Over the past 3 years, my research group at Bucknell has performed interviews and focus groups with 100+ community members in rural Pennsylvania, many from marginalized groups, to understand why they may or may not engage with data. Our conversations suggest that visualization’s potential as a social good is deeply intertwined with technical access, culture, and identity. These interviews have shifted my focus in visualization design from one that examines visual encodings to one that considers a person’s wider sociotechnical context: What if a community member doesn’t trust the website a visualization appears on? What if their access to the internet is slow, intermittent, or expensive? What if they are more likely to pay attention to visualizations from their friends than from their doctor? What if they only have access to a computer at the public library? What if they only have internet access through a phone? What if they lack basic statistical literacy? What if they don’t trust government sources?

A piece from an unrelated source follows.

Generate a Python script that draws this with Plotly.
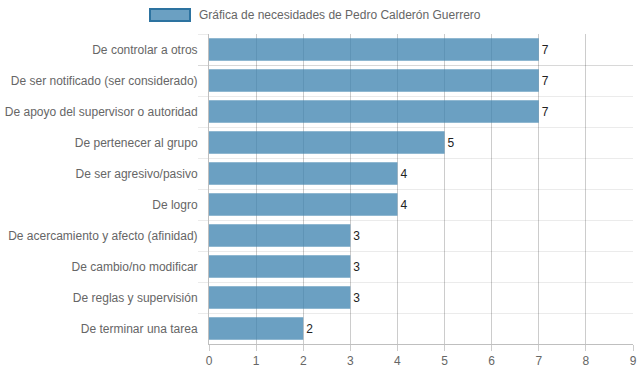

All of these questions complicate visualization design. However, social science research also suggests that ignoring the broader sociotechnical context is likely to disproportionately impact people who have already been historically marginalized because of their race or socioeconomic background. Traditional visualization practice leans heavily on psychology, mathematics, and computer science. But the absence of sociology, participatory and value-sensitive design practices, and critical reflection threatens to fill creators with the same brand of design hubris that has plagued the tech industry. To ensure that visualization does not deepen existing digital divides, I believe that both visualization research and education needs to reexamine the structural, cultural, and personal conditions that influence our use (and non-use) of public visualization.
Bio
Evan Peck is an Associate Professor of Computer Science at Bucknell University. Evan’s research sits at the intersection of HCI and Visualization, broadly exploring how technology can empower diverse groups of people to understand their world through data. Recently, his visualization work interviewing community members in rural Pennsylvania was the recipient of a 2019 CHI Best Paper Award. Evan also acts as an advocate for ethical approaches in core engineering curriculum. His curricular development pairs issues of bias, fairness, and social impact directly with technical content https://ethicalcs.github.io/, and has been adopted by universities across the country. Finally, Evan serves as a member of ACM SIGCHI’s Research Ethics Committee. He earned his Ph.D. in 2014 in Computer Science from Tufts University.